▶ THE TASK:
Copy the material that follows word for word and omit its pictures.

▶ SOURCE DATA:
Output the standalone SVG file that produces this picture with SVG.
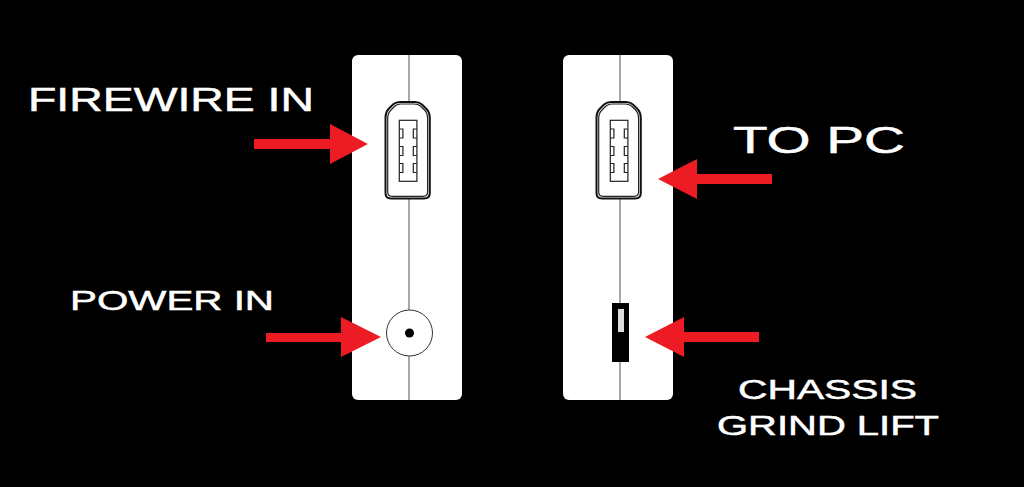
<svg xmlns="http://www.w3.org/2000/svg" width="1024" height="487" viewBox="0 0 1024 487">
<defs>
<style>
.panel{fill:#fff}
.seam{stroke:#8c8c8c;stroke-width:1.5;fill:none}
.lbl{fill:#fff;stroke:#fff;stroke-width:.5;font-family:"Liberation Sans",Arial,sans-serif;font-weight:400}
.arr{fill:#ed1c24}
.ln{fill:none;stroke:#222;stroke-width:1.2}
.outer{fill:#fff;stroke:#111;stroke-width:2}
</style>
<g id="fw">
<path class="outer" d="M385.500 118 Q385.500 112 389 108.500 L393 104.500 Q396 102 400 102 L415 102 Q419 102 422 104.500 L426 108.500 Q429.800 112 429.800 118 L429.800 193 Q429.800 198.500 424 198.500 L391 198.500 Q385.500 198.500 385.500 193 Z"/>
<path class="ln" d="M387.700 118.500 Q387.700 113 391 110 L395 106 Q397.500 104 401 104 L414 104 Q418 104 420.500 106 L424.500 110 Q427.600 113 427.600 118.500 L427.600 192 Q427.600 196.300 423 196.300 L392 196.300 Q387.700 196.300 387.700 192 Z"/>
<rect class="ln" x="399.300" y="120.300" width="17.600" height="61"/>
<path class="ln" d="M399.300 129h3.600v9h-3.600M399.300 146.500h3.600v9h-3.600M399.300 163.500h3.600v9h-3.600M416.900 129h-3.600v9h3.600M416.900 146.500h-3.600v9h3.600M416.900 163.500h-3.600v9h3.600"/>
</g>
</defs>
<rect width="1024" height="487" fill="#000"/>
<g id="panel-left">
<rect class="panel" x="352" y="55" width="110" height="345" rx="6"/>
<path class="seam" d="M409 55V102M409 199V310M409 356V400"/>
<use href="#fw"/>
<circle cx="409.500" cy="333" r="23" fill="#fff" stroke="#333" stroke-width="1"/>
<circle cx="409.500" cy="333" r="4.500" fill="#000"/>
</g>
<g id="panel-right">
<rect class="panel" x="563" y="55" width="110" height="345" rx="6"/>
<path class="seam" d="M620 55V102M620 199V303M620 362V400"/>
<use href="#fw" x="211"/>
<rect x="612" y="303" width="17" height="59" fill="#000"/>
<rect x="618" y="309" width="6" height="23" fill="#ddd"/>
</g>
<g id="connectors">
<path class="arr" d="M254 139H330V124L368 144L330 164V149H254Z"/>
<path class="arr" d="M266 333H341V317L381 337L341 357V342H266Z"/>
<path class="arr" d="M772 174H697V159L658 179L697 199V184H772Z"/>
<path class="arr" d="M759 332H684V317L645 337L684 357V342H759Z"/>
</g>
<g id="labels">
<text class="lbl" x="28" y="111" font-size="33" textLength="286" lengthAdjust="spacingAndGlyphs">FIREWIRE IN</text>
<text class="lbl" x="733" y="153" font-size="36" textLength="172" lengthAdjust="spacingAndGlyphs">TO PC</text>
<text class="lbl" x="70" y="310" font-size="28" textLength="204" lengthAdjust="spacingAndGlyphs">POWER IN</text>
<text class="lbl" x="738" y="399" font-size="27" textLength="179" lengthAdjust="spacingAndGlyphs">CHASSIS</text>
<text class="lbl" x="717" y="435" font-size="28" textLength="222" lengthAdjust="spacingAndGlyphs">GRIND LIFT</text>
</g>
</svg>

▶ EXERCISE RESULT:
Output the standalone SVG file that produces this picture with SVG.
<svg xmlns="http://www.w3.org/2000/svg" width="1024" height="487" viewBox="0 0 1024 487">
<defs>
<style>
.panel{fill:#fff}
.seam{stroke:#8c8c8c;stroke-width:1.5;fill:none}
.lbl{fill:#fff;stroke:#fff;stroke-width:.5;font-family:"Liberation Sans",Arial,sans-serif;font-weight:400}
.arr{fill:#ed1c24}
.ln{fill:none;stroke:#222;stroke-width:1.2}
.outer{fill:#fff;stroke:#111;stroke-width:2}
</style>
<g id="fw">
<path class="outer" d="M385.500 118 Q385.500 112 389 108.500 L393 104.500 Q396 102 400 102 L415 102 Q419 102 422 104.500 L426 108.500 Q429.800 112 429.800 118 L429.800 193 Q429.800 198.500 424 198.500 L391 198.500 Q385.500 198.500 385.500 193 Z"/>
<path class="ln" d="M387.700 118.500 Q387.700 113 391 110 L395 106 Q397.500 104 401 104 L414 104 Q418 104 420.500 106 L424.500 110 Q427.600 113 427.600 118.500 L427.600 192 Q427.600 196.300 423 196.300 L392 196.300 Q387.700 196.300 387.700 192 Z"/>
<rect class="ln" x="399.300" y="120.300" width="17.600" height="61"/>
<path class="ln" d="M399.300 129h3.600v9h-3.600M399.300 146.500h3.600v9h-3.600M399.300 163.500h3.600v9h-3.600M416.900 129h-3.600v9h3.600M416.900 146.500h-3.600v9h3.600M416.900 163.500h-3.600v9h3.600"/>
</g>
</defs>
<rect width="1024" height="487" fill="#000"/>
<g id="panel-left">
<rect class="panel" x="352" y="55" width="110" height="345" rx="6"/>
<path class="seam" d="M409 55V102M409 199V310M409 356V400"/>
<use href="#fw"/>
<circle cx="409.500" cy="333" r="23" fill="#fff" stroke="#333" stroke-width="1"/>
<circle cx="409.500" cy="333" r="4.500" fill="#000"/>
</g>
<g id="panel-right">
<rect class="panel" x="563" y="55" width="110" height="345" rx="6"/>
<path class="seam" d="M620 55V102M620 199V303M620 362V400"/>
<use href="#fw" x="211"/>
<rect x="612" y="303" width="17" height="59" fill="#000"/>
<rect x="618" y="309" width="6" height="23" fill="#ddd"/>
</g>
<g id="connectors">
<path class="arr" d="M254 139H330V124L368 144L330 164V149H254Z"/>
<path class="arr" d="M266 333H341V317L381 337L341 357V342H266Z"/>
<path class="arr" d="M772 174H697V159L658 179L697 199V184H772Z"/>
<path class="arr" d="M759 332H684V317L645 337L684 357V342H759Z"/>
</g>
<g id="labels">
<text class="lbl" x="28" y="111" font-size="33" textLength="286" lengthAdjust="spacingAndGlyphs">FIREWIRE IN</text>
<text class="lbl" x="733" y="153" font-size="36" textLength="172" lengthAdjust="spacingAndGlyphs">TO PC</text>
<text class="lbl" x="70" y="310" font-size="28" textLength="204" lengthAdjust="spacingAndGlyphs">POWER IN</text>
<text class="lbl" x="738" y="399" font-size="27" textLength="179" lengthAdjust="spacingAndGlyphs">CHASSIS</text>
<text class="lbl" x="717" y="435" font-size="28" textLength="222" lengthAdjust="spacingAndGlyphs">GRIND LIFT</text>
</g>
</svg>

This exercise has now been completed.